[Rows from a dataset]
# # #
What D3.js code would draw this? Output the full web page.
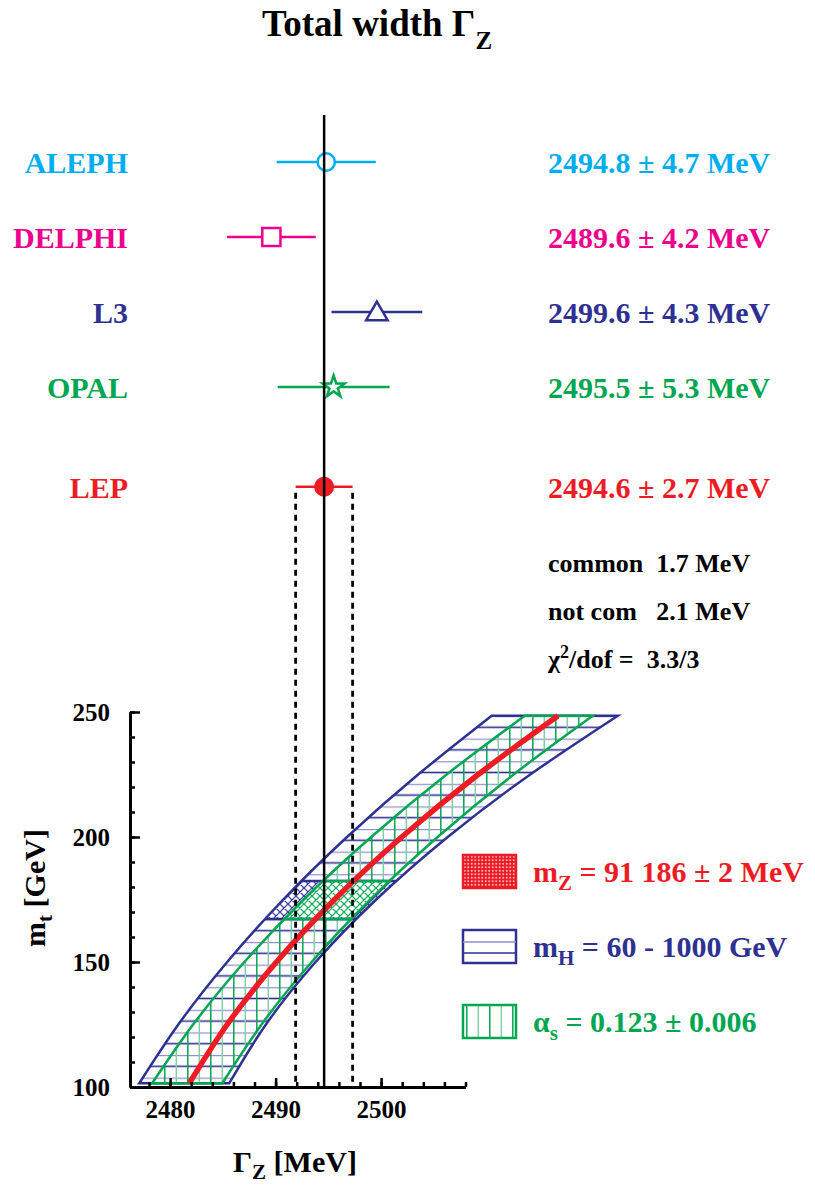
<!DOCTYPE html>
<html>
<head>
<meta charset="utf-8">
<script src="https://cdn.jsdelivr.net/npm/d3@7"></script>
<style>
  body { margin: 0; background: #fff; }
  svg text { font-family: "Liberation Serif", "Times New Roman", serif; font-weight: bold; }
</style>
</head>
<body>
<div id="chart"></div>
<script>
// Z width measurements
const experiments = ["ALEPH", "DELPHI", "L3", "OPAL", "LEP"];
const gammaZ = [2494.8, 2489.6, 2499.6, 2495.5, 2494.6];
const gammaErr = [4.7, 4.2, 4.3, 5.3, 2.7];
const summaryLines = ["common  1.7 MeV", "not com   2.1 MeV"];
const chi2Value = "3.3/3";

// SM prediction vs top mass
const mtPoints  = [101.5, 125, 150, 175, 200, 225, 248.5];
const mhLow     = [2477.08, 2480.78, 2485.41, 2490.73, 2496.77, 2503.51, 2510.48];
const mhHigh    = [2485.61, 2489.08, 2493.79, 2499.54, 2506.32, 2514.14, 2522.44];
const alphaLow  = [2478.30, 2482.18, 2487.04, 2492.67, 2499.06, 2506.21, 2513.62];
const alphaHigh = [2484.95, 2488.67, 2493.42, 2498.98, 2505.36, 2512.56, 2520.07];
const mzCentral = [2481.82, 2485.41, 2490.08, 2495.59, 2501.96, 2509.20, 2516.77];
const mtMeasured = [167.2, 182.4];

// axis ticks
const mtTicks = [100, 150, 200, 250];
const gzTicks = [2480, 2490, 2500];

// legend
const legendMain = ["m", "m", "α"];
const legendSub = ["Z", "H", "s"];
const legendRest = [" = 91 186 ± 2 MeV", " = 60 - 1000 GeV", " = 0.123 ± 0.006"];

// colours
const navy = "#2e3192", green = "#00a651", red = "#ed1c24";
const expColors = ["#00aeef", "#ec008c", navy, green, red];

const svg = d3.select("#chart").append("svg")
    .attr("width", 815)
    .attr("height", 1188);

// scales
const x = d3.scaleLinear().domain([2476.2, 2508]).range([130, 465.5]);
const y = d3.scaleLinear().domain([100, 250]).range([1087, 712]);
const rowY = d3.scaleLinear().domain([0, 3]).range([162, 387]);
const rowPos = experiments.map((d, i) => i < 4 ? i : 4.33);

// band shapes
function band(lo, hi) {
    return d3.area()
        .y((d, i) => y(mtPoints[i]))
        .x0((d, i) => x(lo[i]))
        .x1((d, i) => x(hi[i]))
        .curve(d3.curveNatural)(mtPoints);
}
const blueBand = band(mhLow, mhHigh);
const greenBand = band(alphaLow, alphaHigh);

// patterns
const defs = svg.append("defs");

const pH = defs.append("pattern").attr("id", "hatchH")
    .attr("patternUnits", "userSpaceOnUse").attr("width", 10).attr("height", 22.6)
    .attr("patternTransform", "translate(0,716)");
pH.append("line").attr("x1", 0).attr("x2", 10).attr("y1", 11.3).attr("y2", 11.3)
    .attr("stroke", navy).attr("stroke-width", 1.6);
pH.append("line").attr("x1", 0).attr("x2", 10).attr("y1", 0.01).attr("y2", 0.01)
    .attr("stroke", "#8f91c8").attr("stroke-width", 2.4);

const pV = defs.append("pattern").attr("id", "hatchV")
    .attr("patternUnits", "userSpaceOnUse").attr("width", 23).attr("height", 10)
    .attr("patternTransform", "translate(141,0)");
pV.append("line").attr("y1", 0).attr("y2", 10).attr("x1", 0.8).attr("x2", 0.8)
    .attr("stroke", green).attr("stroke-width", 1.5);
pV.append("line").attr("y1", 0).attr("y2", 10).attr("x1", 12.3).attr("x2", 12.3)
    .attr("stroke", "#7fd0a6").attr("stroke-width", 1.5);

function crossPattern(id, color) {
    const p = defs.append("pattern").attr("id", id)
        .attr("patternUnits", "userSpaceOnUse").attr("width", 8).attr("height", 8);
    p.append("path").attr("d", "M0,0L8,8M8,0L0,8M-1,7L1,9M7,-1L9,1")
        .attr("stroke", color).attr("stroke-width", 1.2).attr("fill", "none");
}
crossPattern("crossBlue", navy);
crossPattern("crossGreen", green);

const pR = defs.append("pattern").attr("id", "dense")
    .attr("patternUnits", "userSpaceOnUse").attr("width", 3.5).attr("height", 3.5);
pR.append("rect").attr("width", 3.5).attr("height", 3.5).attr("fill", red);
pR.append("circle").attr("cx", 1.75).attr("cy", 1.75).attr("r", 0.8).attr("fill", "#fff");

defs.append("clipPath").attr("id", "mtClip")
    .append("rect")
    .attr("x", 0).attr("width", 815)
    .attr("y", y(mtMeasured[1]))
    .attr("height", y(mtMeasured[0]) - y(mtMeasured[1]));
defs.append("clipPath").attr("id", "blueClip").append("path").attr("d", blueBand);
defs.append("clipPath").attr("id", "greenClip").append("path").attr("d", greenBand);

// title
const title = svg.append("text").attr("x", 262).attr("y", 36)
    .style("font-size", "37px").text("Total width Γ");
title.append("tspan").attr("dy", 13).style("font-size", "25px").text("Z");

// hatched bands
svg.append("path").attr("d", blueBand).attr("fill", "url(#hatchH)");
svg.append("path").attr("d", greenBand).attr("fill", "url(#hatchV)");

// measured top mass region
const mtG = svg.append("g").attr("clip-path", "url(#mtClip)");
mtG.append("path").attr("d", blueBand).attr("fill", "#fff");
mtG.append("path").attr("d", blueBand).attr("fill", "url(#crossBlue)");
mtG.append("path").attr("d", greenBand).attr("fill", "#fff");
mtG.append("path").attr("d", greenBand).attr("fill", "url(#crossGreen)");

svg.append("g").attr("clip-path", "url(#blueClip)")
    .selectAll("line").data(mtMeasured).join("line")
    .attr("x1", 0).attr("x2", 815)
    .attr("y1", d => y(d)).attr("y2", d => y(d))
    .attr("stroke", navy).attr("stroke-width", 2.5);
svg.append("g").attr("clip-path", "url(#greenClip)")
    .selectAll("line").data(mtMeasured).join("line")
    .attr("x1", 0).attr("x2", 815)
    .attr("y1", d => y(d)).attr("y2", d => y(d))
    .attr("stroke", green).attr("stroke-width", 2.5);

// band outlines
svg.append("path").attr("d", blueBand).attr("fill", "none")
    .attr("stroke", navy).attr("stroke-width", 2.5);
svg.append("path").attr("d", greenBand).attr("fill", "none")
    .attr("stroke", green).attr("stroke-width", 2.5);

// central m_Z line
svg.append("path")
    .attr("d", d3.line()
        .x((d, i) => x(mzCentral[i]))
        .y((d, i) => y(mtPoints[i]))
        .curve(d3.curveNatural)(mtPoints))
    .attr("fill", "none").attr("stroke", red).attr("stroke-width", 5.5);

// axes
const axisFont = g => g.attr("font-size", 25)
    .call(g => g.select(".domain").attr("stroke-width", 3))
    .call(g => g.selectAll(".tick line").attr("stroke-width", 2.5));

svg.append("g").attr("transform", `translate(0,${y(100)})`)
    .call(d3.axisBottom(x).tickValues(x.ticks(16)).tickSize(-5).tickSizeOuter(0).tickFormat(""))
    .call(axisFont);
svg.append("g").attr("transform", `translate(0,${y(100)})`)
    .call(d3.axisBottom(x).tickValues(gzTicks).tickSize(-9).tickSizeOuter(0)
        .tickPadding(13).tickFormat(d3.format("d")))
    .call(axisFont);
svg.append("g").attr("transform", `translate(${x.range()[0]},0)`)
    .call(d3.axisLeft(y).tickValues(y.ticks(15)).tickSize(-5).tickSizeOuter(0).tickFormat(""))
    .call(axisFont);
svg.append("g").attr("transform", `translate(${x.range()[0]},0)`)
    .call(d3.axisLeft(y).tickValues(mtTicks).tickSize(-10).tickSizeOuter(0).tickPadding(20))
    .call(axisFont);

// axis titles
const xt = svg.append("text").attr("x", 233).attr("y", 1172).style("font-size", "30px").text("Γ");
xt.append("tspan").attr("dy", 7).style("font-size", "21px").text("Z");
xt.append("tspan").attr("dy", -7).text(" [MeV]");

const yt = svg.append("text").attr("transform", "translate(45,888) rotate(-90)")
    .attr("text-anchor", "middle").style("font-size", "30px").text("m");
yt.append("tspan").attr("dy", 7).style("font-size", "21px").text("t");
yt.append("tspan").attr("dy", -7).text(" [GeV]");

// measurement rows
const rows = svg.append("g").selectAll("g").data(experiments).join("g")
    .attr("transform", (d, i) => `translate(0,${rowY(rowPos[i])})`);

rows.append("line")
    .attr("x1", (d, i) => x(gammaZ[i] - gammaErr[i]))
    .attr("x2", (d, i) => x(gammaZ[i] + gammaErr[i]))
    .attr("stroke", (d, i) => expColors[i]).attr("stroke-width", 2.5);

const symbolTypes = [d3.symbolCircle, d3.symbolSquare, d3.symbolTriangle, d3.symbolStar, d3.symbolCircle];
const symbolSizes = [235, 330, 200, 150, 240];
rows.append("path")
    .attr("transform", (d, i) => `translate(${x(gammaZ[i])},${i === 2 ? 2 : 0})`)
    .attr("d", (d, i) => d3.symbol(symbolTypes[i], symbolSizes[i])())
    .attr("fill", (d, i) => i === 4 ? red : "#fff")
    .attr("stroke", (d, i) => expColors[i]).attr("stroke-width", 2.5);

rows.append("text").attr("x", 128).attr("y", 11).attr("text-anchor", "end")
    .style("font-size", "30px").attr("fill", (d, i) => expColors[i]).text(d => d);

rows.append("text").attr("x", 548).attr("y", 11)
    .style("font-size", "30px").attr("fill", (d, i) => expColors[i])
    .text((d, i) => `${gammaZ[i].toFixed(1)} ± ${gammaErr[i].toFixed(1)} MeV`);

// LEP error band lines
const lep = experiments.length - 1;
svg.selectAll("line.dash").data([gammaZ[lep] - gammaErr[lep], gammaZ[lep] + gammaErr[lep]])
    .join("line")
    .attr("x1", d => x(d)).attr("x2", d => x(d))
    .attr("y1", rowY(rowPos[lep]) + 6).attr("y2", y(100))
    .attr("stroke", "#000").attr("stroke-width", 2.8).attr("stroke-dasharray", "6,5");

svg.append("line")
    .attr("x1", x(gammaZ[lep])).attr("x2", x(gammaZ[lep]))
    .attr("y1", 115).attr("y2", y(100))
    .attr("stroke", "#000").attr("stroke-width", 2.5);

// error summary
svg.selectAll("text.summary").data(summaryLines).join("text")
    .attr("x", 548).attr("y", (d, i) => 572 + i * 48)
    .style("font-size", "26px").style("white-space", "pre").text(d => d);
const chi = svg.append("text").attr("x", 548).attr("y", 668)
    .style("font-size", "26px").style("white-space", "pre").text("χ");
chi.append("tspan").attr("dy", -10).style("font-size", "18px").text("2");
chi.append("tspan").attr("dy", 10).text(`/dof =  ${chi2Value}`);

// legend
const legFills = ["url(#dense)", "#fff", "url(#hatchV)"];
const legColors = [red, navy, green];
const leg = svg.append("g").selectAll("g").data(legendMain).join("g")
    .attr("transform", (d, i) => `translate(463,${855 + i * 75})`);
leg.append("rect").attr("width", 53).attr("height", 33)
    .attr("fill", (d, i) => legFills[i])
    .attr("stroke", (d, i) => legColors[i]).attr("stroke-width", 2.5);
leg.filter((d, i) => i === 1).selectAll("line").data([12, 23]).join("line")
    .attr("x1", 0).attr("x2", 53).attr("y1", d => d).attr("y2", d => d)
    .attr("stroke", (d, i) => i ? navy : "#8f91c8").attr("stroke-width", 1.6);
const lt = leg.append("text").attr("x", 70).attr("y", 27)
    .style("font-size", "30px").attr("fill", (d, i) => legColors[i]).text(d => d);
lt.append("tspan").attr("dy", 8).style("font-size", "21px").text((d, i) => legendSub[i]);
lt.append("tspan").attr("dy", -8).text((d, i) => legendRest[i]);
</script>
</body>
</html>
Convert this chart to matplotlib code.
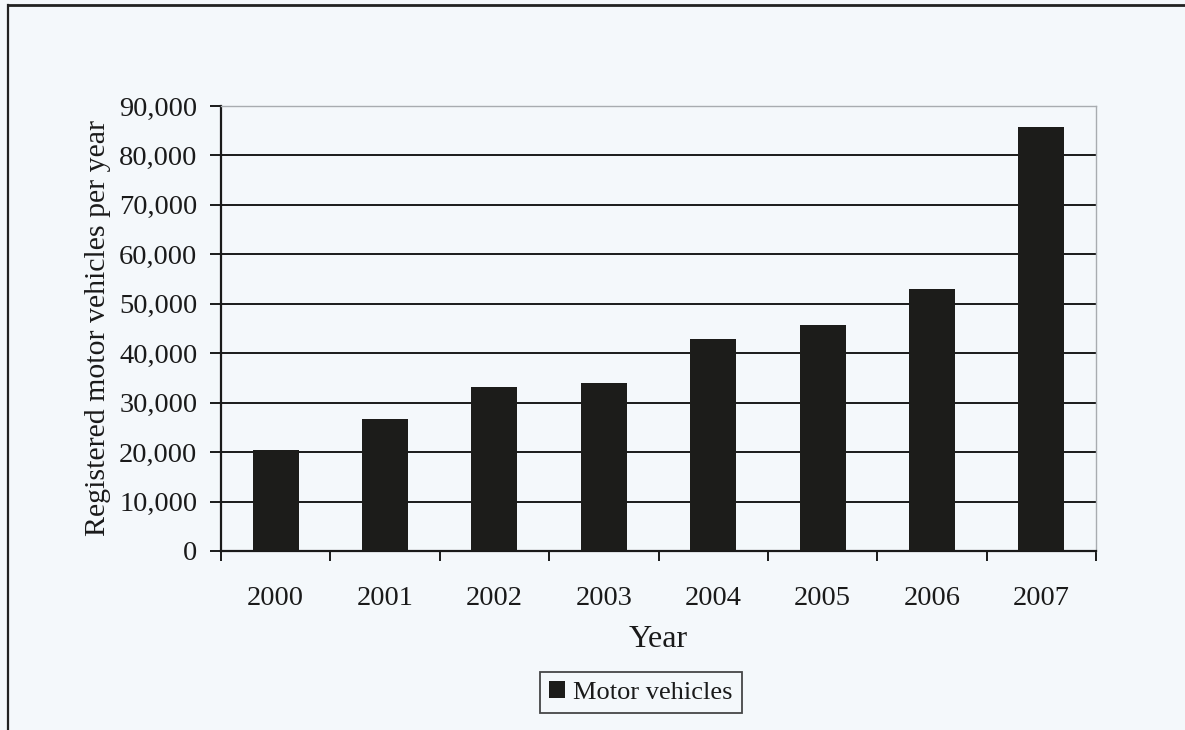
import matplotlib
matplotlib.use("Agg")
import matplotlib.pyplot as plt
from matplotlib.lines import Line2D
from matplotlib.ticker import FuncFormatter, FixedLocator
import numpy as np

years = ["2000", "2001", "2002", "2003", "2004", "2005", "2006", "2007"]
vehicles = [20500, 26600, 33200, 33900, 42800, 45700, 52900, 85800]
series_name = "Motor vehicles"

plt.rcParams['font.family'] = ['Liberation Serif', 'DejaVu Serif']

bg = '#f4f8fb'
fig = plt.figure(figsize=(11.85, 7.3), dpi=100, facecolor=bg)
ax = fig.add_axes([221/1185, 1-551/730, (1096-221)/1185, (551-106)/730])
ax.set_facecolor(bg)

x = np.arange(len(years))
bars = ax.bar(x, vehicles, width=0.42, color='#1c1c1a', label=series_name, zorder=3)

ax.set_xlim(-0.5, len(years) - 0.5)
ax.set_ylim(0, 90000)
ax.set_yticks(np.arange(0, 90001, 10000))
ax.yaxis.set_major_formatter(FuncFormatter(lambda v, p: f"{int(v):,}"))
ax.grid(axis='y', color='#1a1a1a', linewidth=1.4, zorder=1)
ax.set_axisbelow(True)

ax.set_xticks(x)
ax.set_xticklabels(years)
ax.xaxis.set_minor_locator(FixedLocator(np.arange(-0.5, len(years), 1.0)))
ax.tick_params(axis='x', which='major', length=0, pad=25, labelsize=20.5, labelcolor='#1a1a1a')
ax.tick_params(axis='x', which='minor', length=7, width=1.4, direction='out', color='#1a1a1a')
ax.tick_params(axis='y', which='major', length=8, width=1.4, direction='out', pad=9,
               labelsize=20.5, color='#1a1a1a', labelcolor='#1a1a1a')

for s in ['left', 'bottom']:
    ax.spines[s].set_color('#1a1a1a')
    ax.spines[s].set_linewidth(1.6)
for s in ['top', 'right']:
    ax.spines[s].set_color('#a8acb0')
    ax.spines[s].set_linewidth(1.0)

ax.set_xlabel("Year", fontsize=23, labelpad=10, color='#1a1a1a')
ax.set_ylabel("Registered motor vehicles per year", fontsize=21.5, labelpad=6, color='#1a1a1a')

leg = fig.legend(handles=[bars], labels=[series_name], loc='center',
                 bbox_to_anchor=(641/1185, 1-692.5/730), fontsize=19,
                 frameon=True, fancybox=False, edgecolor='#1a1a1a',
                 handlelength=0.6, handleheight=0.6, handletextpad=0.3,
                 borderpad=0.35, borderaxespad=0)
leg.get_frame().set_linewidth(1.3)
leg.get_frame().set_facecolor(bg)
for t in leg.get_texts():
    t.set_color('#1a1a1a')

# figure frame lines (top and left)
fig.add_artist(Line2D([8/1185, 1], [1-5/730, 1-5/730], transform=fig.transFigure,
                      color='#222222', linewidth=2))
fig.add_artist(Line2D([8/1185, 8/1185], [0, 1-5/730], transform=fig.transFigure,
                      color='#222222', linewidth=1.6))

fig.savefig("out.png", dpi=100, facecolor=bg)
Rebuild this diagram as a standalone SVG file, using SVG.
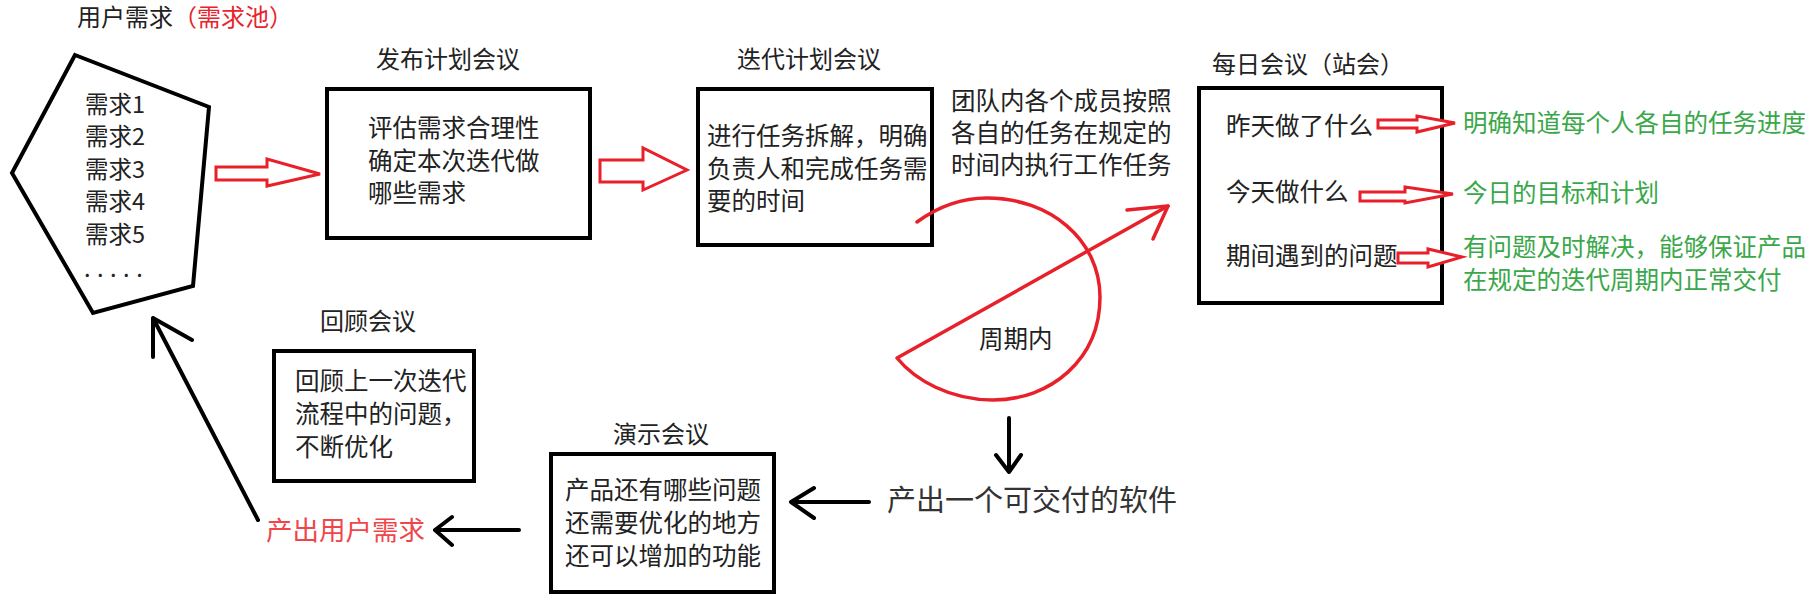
# # #
Taking the entries above, extract every line from the one bearing "Convert this chart to matplotlib code." through the one bearing "plt.rcParams['font.family'] = ['Liberation", exactly, with no pictures.

*EXERCISE SOLUTION*:
Convert this chart to matplotlib code.
import matplotlib
matplotlib.use("Agg")
import matplotlib.pyplot as plt
from matplotlib.lines import Line2D
from matplotlib.ticker import FuncFormatter, FixedLocator
import numpy as np

years = ["2000", "2001", "2002", "2003", "2004", "2005", "2006", "2007"]
vehicles = [20500, 26600, 33200, 33900, 42800, 45700, 52900, 85800]
series_name = "Motor vehicles"

plt.rcParams['font.family'] = ['Liberation Serif', 'DejaVu Serif']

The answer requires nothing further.